Her stage work suggests the breadth that film and television sometimes only hinted at. Winning the Tony Award for Sticks and Bones in 1972 signaled that she was capable of fully commanding demanding dramatic material, not just enriching supporting scenes. That award matters because it shows she was not simply a reliable ensemble player; she had genuine dramatic authority.
Critical analysis
Wilson’s screen acting is best understood as highly controlled character work. She was especially good at roles that required social intelligence: women who are educated, skeptical, exacting, or emotionally guarded. Rather than overpowering a scene, she sharpened it, often by making a character’s self-possession feel just a little brittle.
Her performance as Mrs. Braddock in The Graduate is perhaps the clearest example of her gift. The role could have been a simple comic parental figure, but Wilson makes the character feel like someone shaped by habit, status anxiety, and a strained idea of respectability. That layered quality helps explain why the part remains so memorable: she gives the mother a social and psychological specificity that goes beyond the joke.
She was also very effective in films that depended on ensemble balance. In 9 to 5, for instance, she helps ground the film’s workplace satire by playing the kind of assistant whose competence and restraint make the surrounding chaos more vivid. In Quiz Show, she brings quiet gravity to a story about image, class, and moral performance, which suits an actress whose own style often turned on subtlety rather than display.

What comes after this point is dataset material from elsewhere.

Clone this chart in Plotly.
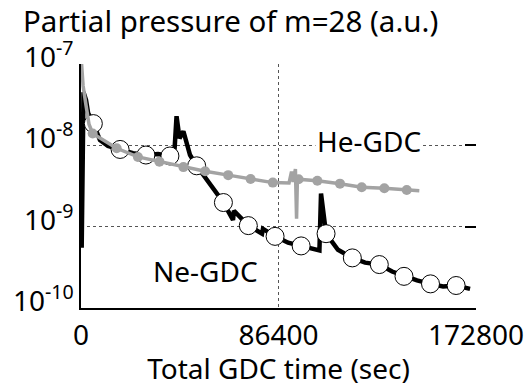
import plotly.graph_objects as go

# ---- data ----
# Ne-GDC continuous trace
ne_t = [300, 1100, 2200, 3100, 5400, 8300, 11800, 17100, 22750, 28400, 33700, 38900,
        40700, 41800, 43100, 44800, 47700, 50600, 56400, 62300, 66500, 66900, 73200,
        79200, 79600, 84900, 90600, 96300, 101100, 104300, 105000, 107200, 112400,
        118700, 124300, 130500, 136100, 141300, 147000, 152900, 158400, 164100, 170200]
ne_p = [5.5e-10, 4.5e-8, 3.6e-8, 2.5e-8, 1.85e-8, 1.16e-8, 9.8e-9, 8.9e-9, 8.0e-9, 7.6e-9,
        7.8e-9, 7.4e-9, 7.0e-9, 2.28e-8, 1.22e-8, 1.49e-8, 7.6e-9, 5.6e-9, 3.26e-9, 1.98e-9,
        1.21e-9, 1.57e-9, 1.03e-9, 8.2e-10, 9.4e-10, 7.6e-10, 6.35e-10, 5.8e-10, 5.4e-10,
        5.1e-10, 2.56e-9, 8.2e-10, 5.2e-10, 4.13e-10, 3.61e-10, 3.42e-10, 2.81e-10, 2.45e-10,
        2.18e-10, 1.98e-10, 1.84e-10, 1.89e-10, 1.72e-10]
# Ne-GDC open-circle markers
ne_mark_t = [5400, 17100, 28400, 38900, 50600, 62300, 73200, 84900, 96300, 107200,
             118700, 130500, 141300, 152900, 164100]
ne_mark_p = [1.85e-8, 8.9e-9, 7.6e-9, 7.4e-9, 5.6e-9, 1.98e-9, 1.03e-9, 7.6e-10, 5.8e-10,
             8.2e-10, 4.13e-10, 3.42e-10, 2.45e-10, 1.98e-10, 1.89e-10]

# He-GDC continuous trace
he_t = [200, 900, 2200, 3500, 5100, 15600, 24900, 34300, 44800, 54300, 64400, 74200,
        83900, 91000, 92100, 92800, 93800, 94300, 94700, 95200, 103400, 113300, 122800,
        132700, 142500, 148000]
he_p = [1.05e-7, 5.45e-8, 3.1e-8, 1.82e-8, 1.40e-8, 9.2e-9, 7.2e-9, 6.3e-9, 5.4e-9, 4.8e-9,
        4.3e-9, 3.85e-9, 3.48e-9, 3.44e-9, 4.76e-9, 3.55e-9, 5.1e-9, 1.25e-9, 4.2e-9, 3.83e-9,
        3.67e-9, 3.38e-9, 3.05e-9, 2.97e-9, 2.83e-9, 2.77e-9]
# He-GDC filled markers
he_mark_t = [5100, 15600, 24900, 34300, 44800, 54300, 64400, 74200, 83900, 95200,
             103400, 113300, 122800, 132700, 142500]
he_mark_p = [1.40e-8, 9.2e-9, 7.2e-9, 6.3e-9, 5.4e-9, 4.8e-9, 4.3e-9, 3.85e-9, 3.48e-9,
             3.83e-9, 3.67e-9, 3.38e-9, 3.05e-9, 2.97e-9, 2.83e-9]

x_ticks = [0, 86400, 172800]
x_tick_text = ["0", "86400", "172800"]
y_exps = [-10, -9, -8, -7]

FONT = "Noto Sans"
FS = 28
GRAY = "#a3a3a3"

fig = go.Figure()
fig.add_trace(go.Scatter(x=ne_t, y=ne_p, mode="lines",
                         line=dict(color="black", width=4.5), hoverinfo="skip"))
fig.add_trace(go.Scatter(x=ne_mark_t, y=ne_mark_p, mode="markers",
                         marker=dict(size=18, color="white",
                                     line=dict(color="black", width=1))))
fig.add_trace(go.Scatter(x=he_t, y=he_p, mode="lines",
                         line=dict(color=GRAY, width=3.5)))
fig.add_trace(go.Scatter(x=he_mark_t, y=he_mark_p, mode="markers",
                         marker=dict(size=10, color=GRAY)))
# carrier for right-side inward ticks
fig.add_trace(go.Scatter(x=[None], y=[None], yaxis="y2", showlegend=False))

annotations = []
for e in y_exps:
    annotations.append(dict(
        x=0, xref="paper", xanchor="right", xshift=-5,
        y=e, yref="y", yanchor="bottom", yshift=-13,
        text="10<sup>%d</sup>" % e, showarrow=False,
        font=dict(family=FONT, size=FS, color="black")))
annotations.append(dict(x=0, xref="paper", xanchor="left", xshift=-60,
                        y=1, yref="paper", yanchor="bottom", yshift=21,
                        text="Partial pressure of m=28 (a.u.)", showarrow=False,
                        font=dict(family=FONT, size=29.5, color="black")))
annotations.append(dict(x=125900, xref="x", y=-7.95, yref="y",
                        text="He-GDC", showarrow=False, bgcolor="white",
                        font=dict(family=FONT, size=28, color="black")))
annotations.append(dict(x=54250, xref="x", y=-9.54, yref="y",
                        text="Ne-GDC", showarrow=False,
                        font=dict(family=FONT, size=28, color="black")))

fig.update_layout(
    width=524, height=379,
    margin=dict(l=73, r=56, t=55.5, b=78.5),
    paper_bgcolor="white", plot_bgcolor="white",
    showlegend=False,
    font=dict(family=FONT, size=FS, color="black"),
    xaxis=dict(range=[0, 172800], tickvals=x_ticks, ticktext=x_tick_text,
               showline=True, linecolor="black", linewidth=1.5,
               showgrid=True, gridcolor="#555555", griddash="dot", gridwidth=1,
               zeroline=False, ticks="", ticklabelstandoff=2, automargin=False,
               tickfont=dict(family=FONT, size=FS),
               title=dict(text="Total GDC time (sec)", standoff=5,
                          font=dict(family=FONT, size=FS))),
    yaxis=dict(type="log", range=[-10, -7], tickvals=[10.0 ** e for e in y_exps],
               showticklabels=False, showline=True, linecolor="black", linewidth=1.5,
               showgrid=True, gridcolor="#555555", griddash="dot", gridwidth=1,
               zeroline=False, ticks="", automargin=False),
    yaxis2=dict(type="log", range=[-10, -7], overlaying="y", side="right",
                tickvals=[10.0 ** e for e in y_exps], showticklabels=False,
                ticks="inside", ticklen=11, tickcolor="black", tickwidth=1.5,
                showline=False, showgrid=False, zeroline=False, automargin=False),
    annotations=annotations,
)

fig.write_html("out.html")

At the same time, her career reflects a recurring limitation in American casting for strong stage actresses of her generation. Hollywood frequently used her as a matronly or institutional figure, which made her dependable but also narrowed public perception of her range. The irony is that this typecasting worked because she was so convincing, but it also meant that some of her most interesting qualities were only fully realized on stage, where she could inhabit more varied and challenging material.
Key roles
| Work | Year | Critical significance |
|---|
| Work | Year | Critical significance |
|---|---|---|
| The Goddess | 1958 | Early film role showing her in a bitter, sharp-edged supporting part . |
| The Birds | 1963 | Part of her presence in a major Hitchcock film, adding social realism to the cast . |
| The Graduate | 1967 | Her most famous screen role; a defining portrait of anxious suburban respectability . |
| Catch-22 | 1970 | Continued her collaboration with Mike Nichols and her credibility in large ensemble films . |
| Little Murders | 1971 | Showed her aptitude for dark comedy and urban cynicism . |
| The Prisoner of Second Avenue | 1975 | Another example of her knack for domestic and social tension . |
| 9 to 5 | 1980 | Memorable comic support in a mainstream hit . |
| The Addams Family | 1991 | Demonstrated her durability in eccentric ensemble comedy . |
| Quiz Show | 1994 | Late-career prestige role with controlled authority . |
| Hyde Park on Hudson | 2012 | Elegant final screen appearance as Sara Delano Roosevelt . |
Overall assessment
Elizabeth Wilson’s career is exemplary character acting: precise, intelligent, unshowy, and deeply functional in the best sense. She rarely drew attention through flamboyance, but she consistently elevated the worlds she entered, whether in theater, prestige drama, comedy, or television. Her legacy rests on the rare combination of stage discipline and screen immediacy, and on the sense that even in supporting roles she was always fully, distinctly present.